The Impact of Trauma on Mindset

When we are confronted with a new object, our brains must link it to similar objects and memories that already exist in the brain in order to understand it, to unpack it. That’s why we call the brain a hypothesis machine; it categories and makes estimations based on what it believes to be true. Sometimes the hypothesis is right—if the foundational knowledge base is accurate. However, sometimes the hypothesis is not correct. If our understanding of the experience, the person, the event is filtering through a faulty lens, then our interpretation can be seriously misaligned, especially if our previous memories of similar objects or experiences have been traumatic. As Solomon and Siegel state, “Unhealed, earlier (traumatic experiences) implicitly set the groundwork for all future perceptions.”    

Several researchers have shown that unresolved trauma is stored in isolation, where “the information cannot link up with more appropriate information and learning cannot take place.” It’s like the information gets stopped up because all new experiences link up with memory networks containing similar or reminiscent past events, and then the memory of the incident adversely influences our current perceptions, reactions, and behaviors. In this model, Solomon and Seigel have shown, even though a new situation may arise, or a new person may enter the scene, if the brain is static and unchanging (rather than dynamic and growing and changing for the better), then the new brain state automatically matches up to the state experienced during the initial event. Again, neurons that fire together wire together. Our brains literally forge new neural networks based on our mental associations. What we believe internally influences us externally. Our paradigms have power.

Being transformed through the renewing of our minds is not only a spiritual; it’s also a physiological experience. We are transformed by thoughts, which become words, which create ongoing behavioral choices. First the natural and then the spiritual.

Mindset matters. And we have to choose our mindset intentionally.
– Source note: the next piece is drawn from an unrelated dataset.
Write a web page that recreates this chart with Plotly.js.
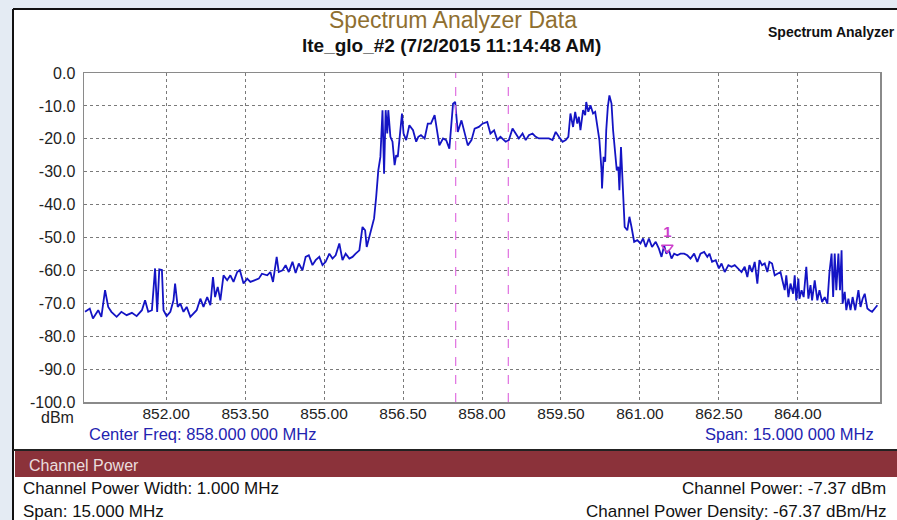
<!DOCTYPE html>
<html><head><meta charset="utf-8">
<script src="https://cdn.plot.ly/plotly-3.0.1.min.js"></script>
<style>html,body{margin:0;padding:0;background:#e4ebf3;}#chart{width:897px;height:520px;}</style>
</head><body><div id="chart"></div>
<script>
// ---- data ----
const freqLower = [850.46,850.55,850.61,850.71,850.77,850.84,850.90,850.96,851.06,851.15,
851.25,851.35,851.44,851.54,851.60,851.66,851.73,851.79,851.83,851.87,
851.92,851.95,852.01,852.08,852.14,852.17,852.22,852.27,852.33,852.39,
852.46,852.52,852.58,852.65,852.71,852.78,852.84,852.89,852.93,852.98,
853.03,853.09,853.16,853.22,853.28,853.35,853.40,853.47,853.54,853.60,
853.67,853.76,853.82,853.92,853.98,854.03,854.10,854.14,854.21,854.27,
854.33,854.40,854.46,854.52,854.59,854.65,854.71,854.78,854.84,854.91,
854.97,855.03,855.10,855.16,855.22,855.29,855.35,855.41,855.48,855.54,
855.60,855.67,855.73,855.78,855.81,855.86,855.90,855.95,855.99,856.03,
856.07,856.11,856.14,856.17,856.20,856.22,856.26,856.30,856.34,856.37,
856.40,856.43,856.48,856.51,856.56,856.62,856.69,856.75,856.79,856.84,
856.91,856.97,857.03,857.10,857.15,857.19,857.26,857.32,857.38,857.45,
857.49,857.54,857.61,857.67,857.73,857.80,857.86];
const levelLower = [-72.6,-71.6,-74.6,-72.1,-74.1,-66.0,-71.1,-72.6,-74.1,-72.6,
-73.6,-72.9,-73.9,-72.1,-69.1,-72.6,-72.1,-59.4,-72.6,-59.7,
-59.9,-72.1,-73.9,-72.6,-69.1,-64.0,-71.1,-70.1,-72.6,-71.1,
-74.1,-73.1,-72.1,-68.6,-71.1,-68.1,-70.6,-62.0,-68.1,-65.0,
-69.1,-61.5,-63.0,-61.5,-63.5,-60.5,-59.9,-64.0,-62.5,-63.5,
-63.0,-62.5,-61.0,-61.5,-60.5,-63.5,-55.9,-60.5,-60.0,-58.4,
-60.5,-57.4,-60.8,-57.9,-60.0,-55.9,-55.4,-58.4,-56.9,-55.9,
-58.4,-57.4,-54.9,-56.4,-55.4,-51.8,-56.9,-54.9,-56.4,-55.9,
-54.9,-53.9,-46.8,-47.8,-52.9,-49.8,-47.8,-44.2,-37.7,-29.6,
-25.5,-11.3,-30.6,-11.3,-18.4,-11.3,-19.4,-20.9,-28.0,-25.0,
-25.5,-20.9,-12.3,-18.4,-20.4,-15.9,-17.4,-20.9,-19.4,-18.9,
-19.9,-15.4,-15.4,-12.8,-18.4,-22.0,-19.9,-20.4,-23.0,-9.3,
-8.8,-17.9,-14.4,-18.4,-22.0,-20.4,-16.9];
const freqUpper = [857.94,858.01,858.10,858.16,858.23,858.29,858.35,858.45,858.51,858.58,
858.64,858.70,858.77,858.83,858.89,858.96,859.02,859.08,859.15,859.21,
859.27,859.34,859.40,859.46,859.53,859.59,859.64,859.68,859.73,859.77,
859.81,859.84,859.87,859.92,859.96,859.98,860.02,860.06,860.11,860.15,
860.19,860.23,860.27,860.28,860.31,860.34,860.36,860.39,860.42,860.46,
860.49,860.53,860.56,860.59,860.61,860.64,860.66,860.69,860.71,860.76,
860.80,860.84,860.89,860.95,861.01,861.06,861.11,861.17,861.23,861.30,
861.36,861.41,861.46,861.50,861.55,861.60,861.65,861.71,861.77,861.84,
861.90,861.96,862.03,862.09,862.15,862.22,862.28,862.32,862.37,862.44,
862.50,862.55,862.61,862.68,862.74,862.80,862.87,862.93,862.99,863.04,
863.08,863.13,863.18,863.23,863.27,863.32,863.37,863.42,863.46,863.51,
863.56,863.61,863.67,863.72,863.75,863.78,863.82,863.86,863.91,863.94,
863.97,864.01,864.03,864.07,864.11,864.16,864.20,864.24,864.27,864.32,
864.37,864.41,864.46,864.51,864.56,864.60,864.64,864.67,864.70,864.73,
864.77,864.80,864.83,864.85,864.89,864.92,864.96,865.00,865.04,865.09,
865.15,865.19,865.23,865.27,865.32,865.36,865.41,865.46,865.51];
const levelUpper = [-16.4,-15.4,-14.9,-18.4,-17.4,-20.4,-19.4,-20.9,-20.4,-16.9,
-18.4,-19.9,-18.4,-20.4,-18.9,-18.4,-19.4,-19.9,-19.9,-19.9,
-19.9,-20.4,-17.9,-19.4,-20.9,-20.4,-19.4,-12.3,-16.4,-11.8,
-15.4,-13.3,-17.4,-11.3,-12.8,-8.8,-11.8,-9.8,-12.3,-11.8,
-15.9,-20.4,-29.6,-35.1,-25.5,-27.0,-17.4,-10.3,-6.8,-9.3,
-17.4,-25.5,-29.6,-28.5,-35.6,-22.5,-30.6,-37.7,-46.8,-47.8,
-43.7,-46.8,-51.3,-50.8,-51.8,-50.3,-52.9,-50.3,-52.9,-51.3,
-53.4,-55.9,-52.4,-54.9,-53.9,-56.4,-54.9,-55.4,-54.9,-54.9,
-55.4,-56.4,-54.9,-57.4,-54.9,-54.4,-55.9,-54.9,-57.4,-56.9,
-59.4,-57.9,-60.5,-58.4,-58.9,-58.4,-59.4,-60.5,-58.9,-62.0,
-58.4,-60.5,-57.4,-64.0,-56.9,-58.4,-57.9,-60.5,-57.4,-57.9,
-61.5,-61.0,-60.5,-64.0,-66.0,-61.5,-68.1,-64.0,-67.1,-61.5,
-69.1,-62.5,-68.6,-66.0,-68.1,-58.9,-68.6,-64.5,-69.1,-63.0,
-69.1,-66.0,-69.6,-68.1,-70.1,-60.5,-54.9,-68.1,-54.9,-66.0,
-54.9,-66.0,-53.9,-70.1,-66.5,-72.1,-68.6,-72.1,-68.1,-72.1,
-66.0,-71.1,-68.6,-67.1,-71.6,-72.1,-72.6,-71.6,-70.6];
const xTicks = [852.00,853.50,855.00,856.50,858.00,859.50,861.00,862.50,864.00];
const yTicks = [0,-10,-20,-30,-40,-50,-60,-70,-80,-90,-100];
const channelEdges = [857.5, 858.5];
const markerFreq = [861.52];
const markerLevel = [-53.1];
const markerLabel = ['1'];
const centerFreqText = 'Center Freq: 858.000 000 MHz';
const spanText = 'Span: 15.000 000 MHz';
const chartTitle = 'Spectrum Analyzer Data';
const chartSubtitle = 'lte_glo_#2 (7/2/2015 11:14:48 AM)';
const infoRows = [['Channel Power Width: 1.000 MHz','Channel Power: -7.37 dBm'],
                  ['Span: 15.000 MHz','Channel Power Density: -67.37 dBm/Hz']];

// ---- layout helpers (pixels -> paper) ----
const W=897,H=520,L=84,R=880,T=73,B=402;
const px = x => (x-L)/(R-L);
const py = y => (B-y)/(B-T);
const FONT = 'Liberation Sans, Arial, sans-serif';

const freqMHz = freqLower.concat(freqUpper);
const levelDbm = levelLower.concat(levelUpper);

const traces = [
  {x: freqMHz, y: levelDbm, type:'scatter', mode:'lines',
   line:{color:'#1414c4', width:1.8}, hoverinfo:'skip', showlegend:false},
  {x: markerFreq, y: markerLevel, type:'scatter', mode:'markers+text',
   text: markerLabel, textposition:'top center',
   textfont:{family:FONT, size:15, color:'#cc3fcc', weight:'bold'},
   marker:{symbol:'triangle-down-open', size:10, color:'#cc3fcc', line:{width:1.5, color:'#cc3fcc'}},
   hoverinfo:'skip', showlegend:false}
];

const shapes = [
  {type:'rect', xref:'paper', yref:'paper', x0:px(13), x1:px(W+5), y0:py(9), y1:py(H+5),
   fillcolor:'#ffffff', line:{width:0}, layer:'below'},
  {type:'line', xref:'paper', yref:'paper', x0:px(13), x1:px(W+5), y0:py(9), y1:py(9),
   line:{color:'#111', width:2}},
  {type:'line', xref:'paper', yref:'paper', x0:px(13), x1:px(13), y0:py(9), y1:py(H+5),
   line:{color:'#111', width:2}},
  {type:'line', xref:'paper', yref:'paper', x0:px(13), x1:px(W+5), y0:py(450), y1:py(450),
   line:{color:'#222', width:2}},
  {type:'rect', xref:'paper', yref:'paper', x0:px(15), x1:px(W+5), y0:py(451), y1:py(477),
   fillcolor:'#8b323a', line:{width:0}}
];
channelEdges.forEach(f => shapes.push({type:'line', xref:'x', yref:'paper', x0:f, x1:f, y0:0, y1:1,
   line:{color:'#e070e0', width:1.2, dash:'dash'}}));

const ann = (text, x, y, xanchor, size, color, extra) => Object.assign({
  text, xref:'paper', yref:'paper', x:px(x), y:py(y), xanchor, yanchor:'middle',
  showarrow:false, font:{family:FONT, size, color}}, extra||{});

const annotations = [
  ann(chartTitle, 453, 20, 'center', 23, '#8f6f30'),
  ann('<b>'+chartSubtitle+'</b>', 451, 46, 'center', 19, '#111'),
  ann('<b>Spectrum Analyzer</b>', 766, 32, 'left', 14, '#111'),
  ann('dBm', 76, 417, 'right', 16, '#222'),
  ann(centerFreqText, 87, 434, 'left', 16.5, '#2323b0'),
  ann(spanText, 876, 434, 'right', 16.5, '#2323b0'),
  ann('Channel Power', 27, 465, 'left', 16, '#eadede'),
  ann(infoRows[0][0], 21, 488, 'left', 17, '#111'),
  ann(infoRows[0][1], 888, 488, 'right', 17, '#111'),
  ann(infoRows[1][0], 21, 511, 'left', 17, '#111'),
  ann(infoRows[1][1], 888, 511, 'right', 17, '#111')
];

const layout = {
  width:W, height:H,
  margin:{l:L, r:W-R, t:T, b:H-B, pad:0},
  paper_bgcolor:'#e4ebf3', plot_bgcolor:'#ffffff',
  showlegend:false,
  xaxis:{range:[850.44,865.56], tickmode:'array', tickvals:xTicks,
    ticktext:xTicks.map(v=>v.toFixed(2)), ticks:'', showgrid:true,
    gridcolor:'#7a7a7a', griddash:'dot', gridwidth:1, zeroline:false,
    showline:true, mirror:true, linecolor:'#8a8a8a', linewidth:1.5,
    tickfont:{family:FONT, size:15.5, color:'#222'}, ticklabelstandoff:-3, fixedrange:true},
  yaxis:{range:[-100,0], tickmode:'array', tickvals:yTicks,
    ticktext:yTicks.map(v=>v.toFixed(1)), ticks:'', showgrid:true,
    gridcolor:'#7a7a7a', griddash:'dot', gridwidth:1, zeroline:false,
    showline:true, mirror:true, linecolor:'#8a8a8a', linewidth:1.5,
    tickfont:{family:FONT, size:16, color:'#222'}, ticklabelstandoff:4, fixedrange:true},
  shapes, annotations
};

Plotly.newPlot('chart', traces, layout, {displayModeBar:false, staticPlot:true});
</script></body></html>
Examples of Mental Conflict: Cognitive Dissonance

In fact, we can’t live under the mental leadership, the mindset, of serving two opposing ideals like this at the same time: Matthew 6:24 says we can’t serve two masters, God and money; we will be devoted to one and despise the other.

Maybe you’ve heard the term cognitive dissonance, two different thoughts or ideals wrestling in our brains for dominance. Let me give you a personal example of what cognitive dissonance feels like.

A group of Christian creation astronomers called the 4th Day Alliance mapped out the population of the planet, cross-referenced it with the square footage of the earth, and found this: Texas is 262,000 square miles, and the earth’s population is about 7.8 billion people. That means we can take every single living person–man, woman, and child–on the earth and fit them all in their own individual 1000 square-foot homes inside the state of Texas leaving the rest of the earth completely vacant. The UT even has a little graph on their website dividing people out by continent populations and placing them in the state of Texas. Let me spell it out if the moral is unclear. Certain cities may be overpopulated, but the earth as a whole has plenty of room left for growth and development. Don’t panic.

Now if you regularly read the news, watch television, or otherwise ingest any of the modern propaganda on population growth, you can typically feel the cognitive dissonance in your brain right now. Your brain may be saying, “Wait a minute! That can’t be right! We’ve been told there aren’t enough resources for everyone. We’ve even been told not to have too many children because we would overburden the earth.” That feeling you’re experiencing right now is cognitive dissonance.

Why is that world population in Texas study so hard to believe, even though it’s mathematically quantifiable? Because our whole lives, most of us have absorbed a message that there’s not enough space, water, food—that the God of the universe somehow didn’t plan ahead for our existence.

In the same way, many of us may be dealing with multiple mindsets of fake news about our own selves, a type of socialized cognitive dissonance about our identities, or our attitudes, or our experiences. Really, as products of a fallen world, we have all been sold so many lies about our purpose and destiny that I think it’s safe to say we all have some level of brokenness, some misdirected mindsets about ourselves and others.

The world system always drives us back to a mindset of us and them, of division over unity, keeping us distracted from battling together against the enemy of our souls. That’s because unity is powerful. When believers walk in unity, the impact on the realm of darkness is tangible, measurable.

Philippians 2: 2-4 says we are to be “one in spirit and purpose, doing nothing out of selfish ambition or vain conceit, but in humility considering others better than yourselves.” As Christians, we are called to believe the best of one another. We are called to consider others better than ourselves, as Philippians puts it. To do this, we need a renewed mindset, a new way of processing, identifying, acting toward one another. What we believe determines how we behave.

Maybe you’ve grown up with the same scarcity mentality I had. Maybe you were trained up in a fixed mindset rather than a growth mindset. Or maybe you were groomed in an us vs. them mindset that is pitting you against other believers, other brothers and sisters in the faith. The good news is that neither we don’t have to stay stuck in limiting belief systems. We serve the God who sees things that are not as though they were. We serve the God who says that same power that raised him from the grave dwells in us. Let’s not get stuck in a mindset that limits his ability. Let’s not get trapped in a mindset that embraces a form of godliness but denies, limits, suppresses, his power.

Like the lesson of the Canaanite woman, we need to develop our mindsets around our true identity in Christ. If we are ever to pursue lasting peace and hope in our country, it will begin with our understanding of individual worth and value in the eyes of our Creator.

As Romans 12:2 reminds us (re-minds us, literally!), we can be transformed by the renewing of our minds. We can rewire our brains by learning to see God for who he really is, our provider, our refuge, our strength. We can transform our intrapersonal mindset by recognizing our identity as children of the King. And we can use those same principles to assess and address mindsets that may be negatively affecting our familial, organizational, or interpersonal relationships. If we want to free ourselves from limiting and misdirected mindsets, then we need to be intentional about the actions that span the neural space between our beliefs and our behavior.